When I got the news, I was at home, not dressed, not warm, by my mother, trying to deliver a message that still had her stunned. Not blinking, I stared at the shiny floor as I heard some technical words and a shaking voice sink into my skin.

Later, I found myself beside him, holding his hand that was held back by a fuzzy wrist belt. What do I say? Can he hear me? What do I say? What do I say to make it better? I whistle. A faint, vague blur of my breath trying to find it’s way to our memory of his renowned half-whistling while he worked. It sounds like the fall wind through the naked branches. Yes, that is how he whistled. It drove my late uncle Ron crazy when they worked on some garage project together.

In and out of consciousness.
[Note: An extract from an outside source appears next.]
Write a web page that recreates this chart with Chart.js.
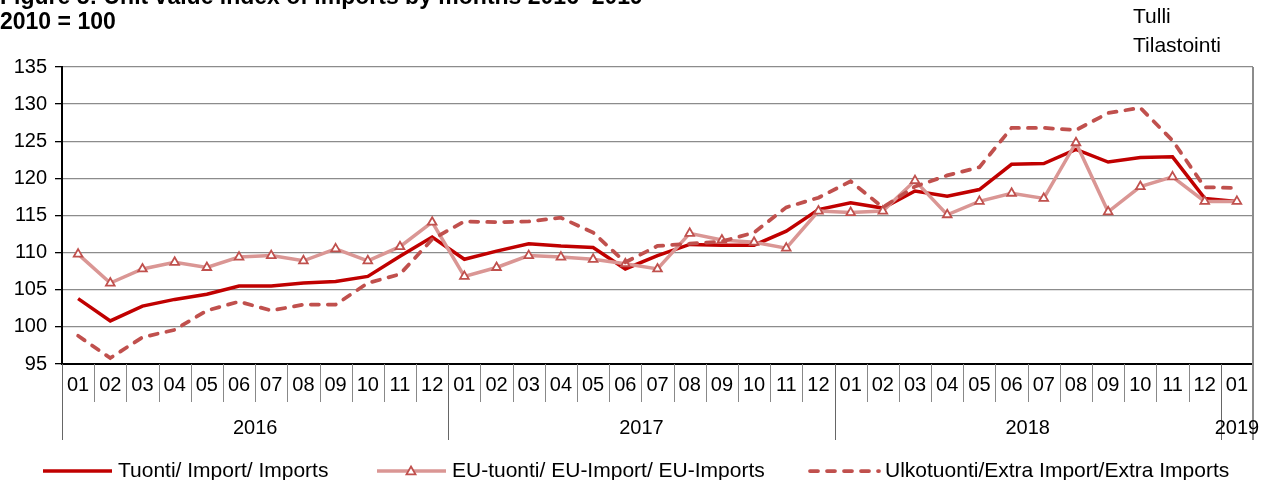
<!DOCTYPE html>
<html>
<head>
<meta charset="utf-8">
<script src="https://cdn.jsdelivr.net/npm/chart.js@4"></script>
<style>
    body { margin: 0; background: #fff; font-family: "Liberation Sans", Arial, sans-serif; }
    #wrap { position: relative; width: 1262px; height: 480px; overflow: hidden; }
    .title { position: absolute; left: 0; font-weight: bold; font-size: 23px; line-height: 24px; white-space: nowrap; }
    .source { position: absolute; left: 1133px; font-size: 21px; line-height: 29px; }
    canvas { position: absolute; left: 0; top: 0; }
</style>
</head>
<body>
<div id="wrap">
    <canvas id="chart" width="1262" height="480"></canvas>
    <div class="title" style="top:-16px">Figure 5: Unit value index of imports by months 2016–2019</div>
    <div class="title" style="top:9px">2010 = 100</div>
    <div class="source" style="top:1px">Tulli<br>Tilastointi</div>
</div>
<script>
const months = [
    "01", "02", "03", "04", "05", "06", "07", "08", "09", "10", "11", "12",
    "01", "02", "03", "04", "05", "06", "07", "08", "09", "10", "11", "12",
    "01", "02", "03", "04", "05", "06", "07", "08", "09", "10", "11", "12",
    "01",
];
const years = ["2016", "2017", "2018", "2019"];

const imports = [
    103.8, 100.8, 102.8, 103.7, 104.4, 105.5, 105.5, 105.9, 106.1, 106.8, 109.5, 112.1,
    109.1, 110.2, 111.2, 110.9, 110.7, 107.8, 109.6, 111.1, 111.0, 111.0, 112.9, 115.8,
    116.7, 116.0, 118.3, 117.6, 118.5, 121.9, 122.0, 123.9, 122.2, 122.8, 122.9, 117.3,
    116.9,
];
const euImports = [
    109.8, 105.9, 107.8, 108.7, 108.0, 109.4, 109.6, 108.9, 110.5, 108.9, 110.8, 114.1,
    106.8, 108.0, 109.6, 109.4, 109.1, 108.5, 107.8, 112.6, 111.7, 111.4, 110.6, 115.6,
    115.4, 115.6, 119.7, 115.1, 116.9, 118.0, 117.3, 124.8, 115.5, 118.9, 120.2, 116.9,
    116.9,
];
const extraImports = [
    98.8, 95.8, 98.6, 99.6, 102.2, 103.4, 102.2, 103.0, 103.0, 105.9, 107.1, 111.8,
    114.2, 114.1, 114.2, 114.7, 112.7, 108.7, 110.9, 111.2, 111.5, 112.7, 116.1, 117.4,
    119.6, 116.1, 118.9, 120.4, 121.5, 126.8, 126.8, 126.5, 128.8, 129.5, 125.1, 118.8,
    118.7,
];

const FONT = "'Liberation Sans', Arial, sans-serif";

// month / year separators under the axis, year labels, and the legend row
const axisDecor = {
    id: "axisDecor",
    afterDraw(chart) {
        const ctx = chart.ctx;
        const x = chart.scales.x;
        const area = chart.chartArea;
        const n = months.length;
        const step = x.getPixelForValue(1) - x.getPixelForValue(0);
        const edge = (i) => x.getPixelForValue(i) - step / 2;

        ctx.save();
        for (let i = 0; i <= n; i++) {
            const isYear = i % 12 === 0 || i === n;
            ctx.beginPath();
            ctx.strokeStyle = isYear ? "#666" : "#888";
            ctx.lineWidth = 1;
            ctx.moveTo(Math.round(edge(i)) + 0.5, area.bottom);
            ctx.lineTo(Math.round(edge(i)) + 0.5, area.bottom + (isYear ? 76 : 38));
            ctx.stroke();
        }
        // right border of plot
        ctx.beginPath();
        ctx.strokeStyle = "#8c8c8c";
        ctx.lineWidth = 2;
        ctx.moveTo(area.right, area.top);
        ctx.lineTo(area.right, area.bottom + 76);
        ctx.stroke();

        ctx.fillStyle = "#000";
        ctx.font = "20px " + FONT;
        ctx.textAlign = "center";
        ctx.textBaseline = "middle";
        years.forEach((yr, k) => {
            const s = k * 12;
            const e = Math.min(s + 12, n);
            ctx.fillText(yr, (edge(s) + edge(e)) / 2, area.bottom + 64);
        });

        // legend
        const ly = 471;
        const starts = [43, 377, 810];
        ctx.font = "21px " + FONT;
        chart.data.datasets.forEach((ds, k) => {
            const x0 = starts[k];
            ctx.beginPath();
            ctx.strokeStyle = ds.borderColor;
            ctx.lineWidth = ds.borderWidth;
            ctx.lineCap = ds.borderCapStyle || "butt";
            ctx.setLineDash(ds.borderDash || []);
            ctx.moveTo(x0, ly);
            ctx.lineTo(x0 + 69, ly);
            ctx.stroke();
            ctx.setLineDash([]);
            if (ds.pointStyle === "triangle") {
                const cx = x0 + 34, r = 4.5;
                ctx.beginPath();
                ctx.moveTo(cx, ly - r);
                ctx.lineTo(cx + r, ly + r * 0.75);
                ctx.lineTo(cx - r, ly + r * 0.75);
                ctx.closePath();
                ctx.fillStyle = ds.pointBackgroundColor;
                ctx.fill();
                ctx.strokeStyle = ds.pointBorderColor;
                ctx.lineWidth = 1.8;
                ctx.stroke();
            }
            ctx.fillStyle = "#000";
            ctx.textAlign = "left";
            ctx.fillText(ds.label, x0 + 75, ly);
        });
        ctx.restore();
    },
};

new Chart(document.getElementById("chart"), {
    type: "line",
    data: {
        labels: months,
        datasets: [
            {
                label: "Tuonti/ Import/ Imports",
                data: imports,
                borderColor: "#C00000",
                borderWidth: 3.5,
                pointRadius: 0,
                order: 2,
            },
            {
                label: "EU-tuonti/ EU-Import/ EU-Imports",
                data: euImports,
                borderColor: "#DA9694",
                borderWidth: 3.5,
                pointStyle: "triangle",
                pointRadius: 5,
                pointBackgroundColor: "#ffffff",
                pointBorderColor: "#C0504D",
                pointBorderWidth: 1.8,
                order: 1,
            },
            {
                label: "Ulkotuonti/Extra Import/Extra Imports",
                data: extraImports,
                borderColor: "#C0504D",
                borderWidth: 3.75,
                borderDash: [8, 9],
                borderCapStyle: "round",
                pointRadius: 0,
                order: 0,
            },
        ],
    },
    options: {
        responsive: false,
        animation: false,
        layout: { padding: { top: 67, right: 9, left: 0, bottom: 0 } },
        plugins: {
            legend: { display: false },
            tooltip: { enabled: false },
        },
        scales: {
            x: {
                offset: true,
                grid: { display: false, drawTicks: false },
                border: { color: "#000", width: 2 },
                ticks: {
                    color: "#000",
                    font: { family: FONT, size: 20 },
                    padding: 9,
                    maxRotation: 0,
                    autoSkip: false,
                },
                afterFit(scale) { scale.height = 116; },
            },
            y: {
                min: 95,
                max: 135,
                grid: { color: "#8c8c8c", lineWidth: 1.3, tickColor: "#000", tickLength: 7 },
                border: { color: "#000", width: 2 },
                ticks: {
                    stepSize: 5,
                    color: "#000",
                    font: { family: FONT, size: 20 },
                    padding: 8,
                },
                afterFit(scale) { scale.width = 62; },
            },
        },
    },
    plugins: [axisDecor],
});
</script>
</body>
</html>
Our thoughts bounce back and forth as people who are unaware of the shadows look at us and use this talk that passes by like white and yellow lines. I have to build that database. Is my grandfather still alive? Intensive care is a fancy term for expensive monitoring machines. I can’t build the database without her list. I have to work on the website. My grandfather likes pancakes. When he was able to talk, he told my grandmother, after he woke from a long sleep, that he made pancakes, “the good kind, the kind we like”. Apparently, his mother, before she passed away, also made pancakes.

P.S.: Isn’t Times New Roman the worst font?